Paris-based IT consulting and outsourcing giant Capgemini revealed April 27 that it will acquire a major U.S. competitor, IGate, for about $4 billion, or $48 per share.
This transaction will result in an enlarged multinational company with an estimated combined revenue of $13.6 billion in 2015, an operating margin above 10 percent and about 190,000 employees.
IGate strengthens Capgemini’s global reach in key businesses such as application and infrastructure services, business-process outsourcing (BPO) and engineering services. But important logic for the deal is that the transaction brings Capgemini IGate’s flagship clients, which include General Electric and Royal Bank of Canada.

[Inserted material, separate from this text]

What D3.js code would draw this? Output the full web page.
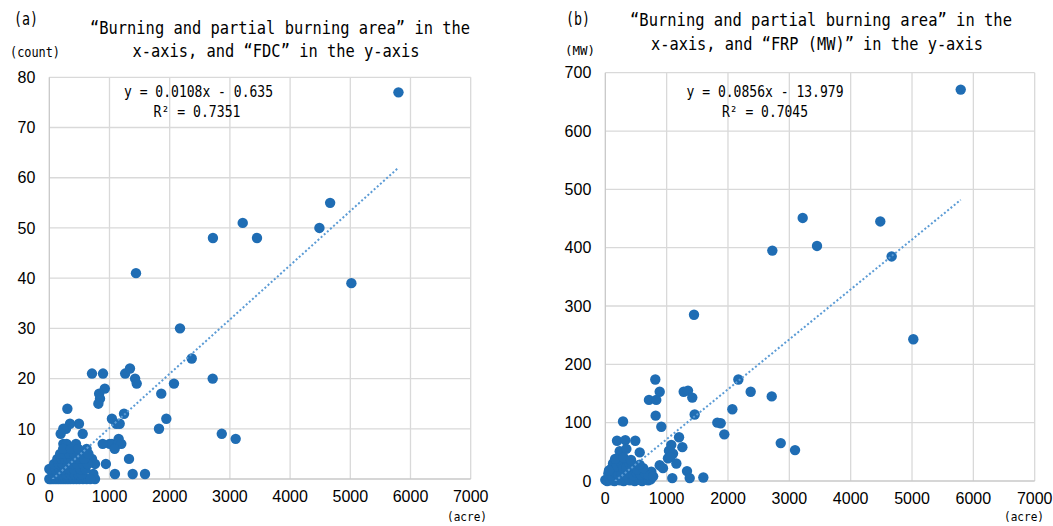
<!DOCTYPE html>
<html>
<head>
<meta charset="utf-8">
<script src="https://cdn.jsdelivr.net/npm/d3@7"></script>
<style>
  body { margin: 0; background: #fff; }
  svg text { fill: #000; }
</style>
</head>
<body>
<svg id="chart" width="1053" height="526"></svg>
<script>
// (a) burning area (acre) vs FDC (count)
const areaA = [
  5800, 4665, 4487, 5018, 3213, 3450, 2718, 2714, 2865, 3096, 2366, 2171, 2071, 1944, 1860, 1822, 1440, 1590,
  1260, 1340, 1425, 1452, 1241, 1040, 1113, 1169, 1324, 1090, 1385,
  709, 892, 922, 828, 842, 815, 1003, 1041, 1152, 1141, 1196, 1086, 887, 940, 709, 759, 731, 759,
  620, 593, 555, 493, 443, 300, 344, 277, 233, 189, 233, 289,
  0, 30, 70, 110, 150, 190, 230, 270, 310, 350, 400, 450, 500, 560, 620, 680,
  60, 130, 200, 280, 350, 420, 480, 540,
  0, 100, 170, 240, 330, 410, 520, 600,
  80, 150, 220, 300, 380, 460, 560, 640,
  133, 200, 260, 320, 372, 430, 498, 580,
  180, 250, 330, 420, 520, 650,
  230, 360, 480
];
const fdc = [
  77, 55, 50, 39, 51, 48, 48, 20, 9, 8, 24, 30, 19, 12, 17, 10, 41, 1,
  21, 22, 20, 19, 13, 12, 11, 11, 4, 1, 1,
  21, 21, 18, 17, 16, 15, 7, 7, 8, 7, 7, 6, 7, 3, 4, 3, 1, 0,
  6, 5, 9, 11, 7, 14, 11, 10, 10, 9, 7, 7,
  0, 0, 0, 0, 0, 0, 0, 0, 0, 0, 0, 0, 0, 0, 0, 0,
  1, 1, 1, 1, 1, 1, 1, 1,
  2, 2, 2, 2, 2, 2, 2, 2,
  3, 3, 3, 3, 3, 3, 3, 3,
  4, 4, 4, 4, 4, 4, 4, 4,
  5, 5, 5, 5, 5, 5,
  6, 6, 6
];

// (b) burning area (acre) vs FRP (MW)
const areaB = [
  5794, 4668, 4483, 5021, 3218, 3451, 2723, 2713, 2860, 3093, 2370, 2169, 2071, 1940, 1881, 1826, 1446, 1598,
  1278, 1348, 1418, 1457, 1202, 1256, 1076, 1038, 1104, 1022, 1060, 887, 940, 1158, 1332, 1092, 1376, 724,
  815, 887, 712, 831, 821, 913, 289, 191, 326, 489, 235, 343, 561, 750, 668,
  0, 30, 60, 90, 120, 150, 180, 210, 240, 270, 300, 330, 360, 400, 440, 480, 520, 560, 600, 650, 700, 740,
  50, 100, 158, 210, 267, 330, 403, 460, 512, 580, 647, 700, 780,
  104, 126, 180, 267, 294, 343, 400, 452, 520, 619, 560, 60,
  160, 300, 420
];
const frp = [
  671, 385, 445, 243, 451, 403, 395, 145, 65, 53, 153, 174, 123, 80, 99, 100, 285, 6,
  153, 155, 143, 114, 75, 58, 62, 52, 47, 39, 41, 27, 22, 30, 17, 5, 5, 5,
  174, 153, 139, 139, 112, 93, 102, 69, 70, 69, 51, 55, 49, 16, 5,
  2, 0, 4, 1, 6, 0, 3, 8, 1, 5, 0, 3, 7, 1, 4, 0, 6, 2, 0, 4, 1, 3,
  13, 10, 15, 12, 13, 11, 13, 10, 14, 11, 13, 10, 8,
  22, 30, 25, 30, 22, 23, 28, 26, 20, 22, 28, 18,
  38, 40, 36
];

const xTicks = [0, 1000, 2000, 3000, 4000, 5000, 6000, 7000];
const fdcTicks = [0, 10, 20, 30, 40, 50, 60, 70, 80];
const frpTicks = [0, 100, 200, 300, 400, 500, 600, 700];

const fitA = { slope: 0.0108, intercept: -0.635, eq: "y = 0.0108x - 0.635", r2: "R² = 0.7351" };
const fitB = { slope: 0.0856, intercept: -13.979, eq: "y = 0.0856x - 13.979", r2: "R² = 0.7045" };

const svg = d3.select("#chart");
const MONO = "'DejaVu Sans Mono', 'Liberation Mono', monospace";
const NARROW = "'Liberation Sans Narrow', 'Liberation Sans', Arial, sans-serif";

// squeezed monospaced text, to mimic the MS Gothic look of the original
function label(txt, x, y, size, width, anchor) {
  svg.append("text")
    .attr("x", x).attr("y", y)
    .attr("font-family", MONO).attr("font-size", size)
    .attr("text-anchor", anchor || "middle")
    .attr("textLength", width).attr("lengthAdjust", "spacingAndGlyphs")
    .text(txt);
}

function panel(o) {
  const x = d3.scaleLinear().domain([0, 7000]).range([o.left, o.right]);
  const y = d3.scaleLinear().domain([0, o.yTicks[o.yTicks.length - 1]]).range([o.bottom, o.top]);
  const g = svg.append("g");

  const clipId = "clip-" + o.id;
  g.append("clipPath").attr("id", clipId)
    .append("rect")
    .attr("x", o.left).attr("y", o.top)
    .attr("width", o.right - o.left).attr("height", o.bottom - o.top);

  // grid
  g.append("g").selectAll("line").data(xTicks.slice(1)).join("line")
    .attr("x1", d => x(d)).attr("x2", d => x(d))
    .attr("y1", o.top).attr("y2", o.bottom)
    .attr("stroke", "#d9d9d9").attr("stroke-width", 1.3);
  g.append("g").selectAll("line").data(o.yTicks.slice(1)).join("line")
    .attr("x1", o.left).attr("x2", o.right)
    .attr("y1", d => y(d)).attr("y2", d => y(d))
    .attr("stroke", "#d9d9d9").attr("stroke-width", 1.3);
  // axes
  g.append("line").attr("x1", o.left).attr("x2", o.left).attr("y1", o.top).attr("y2", o.bottom)
    .attr("stroke", "#c8c8c8").attr("stroke-width", 1.3);
  g.append("line").attr("x1", o.left).attr("x2", o.right).attr("y1", o.bottom).attr("y2", o.bottom)
    .attr("stroke", "#c8c8c8").attr("stroke-width", 1.3);

  // tick labels
  g.append("g").selectAll("text").data(xTicks).join("text")
    .attr("x", d => x(d)).attr("y", o.bottom + 23)
    .attr("text-anchor", "middle")
    .attr("font-family", NARROW).attr("font-size", 16)
    .text(d => d);
  g.append("g").selectAll("text").data(o.yTicks).join("text")
    .attr("x", o.left - 14).attr("y", d => y(d)).attr("dy", "0.36em")
    .attr("text-anchor", "end")
    .attr("font-family", NARROW).attr("font-size", 16)
    .text(d => d);

  // dots
  g.append("g").selectAll("circle").data(o.xs).join("circle")
    .attr("cx", d => x(d)).attr("cy", (d, i) => y(o.ys[i]))
    .attr("r", 5.2)
    .attr("fill", "#1f6db4");

  // linear trendline, dotted
  const x0 = d3.min(o.xs), x1 = d3.max(o.xs);
  g.append("line")
    .attr("clip-path", `url(#${clipId})`)
    .attr("x1", x(x0)).attr("y1", y(o.fit.slope * x0 + o.fit.intercept))
    .attr("x2", x(x1)).attr("y2", y(o.fit.slope * x1 + o.fit.intercept))
    .attr("stroke", "#5b9bd5").attr("stroke-width", 2)
    .attr("stroke-dasharray", "2,2.2");
}

panel({ id: "a", left: 49.3, right: 470.7, top: 77.3, bottom: 479, xs: areaA, ys: fdc, yTicks: fdcTicks, fit: fitA });
panel({ id: "b", left: 605.3, right: 1034.7, top: 72.7, bottom: 481, xs: areaB, ys: frp, yTicks: frpTicks, fit: fitB });

// texts of panel (a)
label("(a)", 14, 25, 17, 24, "start");
label("“Burning and partial burning area” in the", 280, 34, 17, 380);
label("x-axis, and “FDC” in the y-axis", 276, 57, 17, 287);
label("(count)", 10, 57, 14, 50, "start");
label(fitA.eq, 198.5, 97, 15, 149);
label(fitA.r2, 197, 117, 15, 87);
label("(acre)", 467, 521, 13, 40);

// texts of panel (b)
label("(b)", 566, 25, 17, 24, "start");
label("“Burning and partial burning area” in the", 821, 26, 17, 382);
label("x-axis, and “FRP (MW)” in the y-axis", 817, 50, 17, 332);
label("(MW)", 565, 55, 13, 30, "start");
label(fitB.eq, 765, 97, 15, 157);
label(fitB.r2, 765, 117, 15, 86);
label("(acre)", 1024, 521, 13, 40);
</script>
</body>
</html>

Twenty-five-year-old IGate has complementary businesses in infrastructure services (3,000 full-time employees), vertical BPO (3,500 FTEs) and engineering services (3,500 FTEs). Intellectual property offerings, such as its integrated database management system in analytics, show growth potential.
The merger broadens Capgemini’s industrialized delivery model globally. The company will use IGate’s IP to deploy its internal supply chain development.
In 2014, IGate, headquartered in Bridgewater, N.J., reported revenue of $1.3 billion, double-digit growth and a 19 percent operating margin. North America is by far IGate’s largest market, representing 79 percent of 2014 revenues, followed by Europe (14 percent) and Asia-Pacific (7 percent).
Capgemini is about nine times as large as IGate in revenue but only four times as large in market value. With the acquisition, North America immediately becomes Capgemeni’s largest market.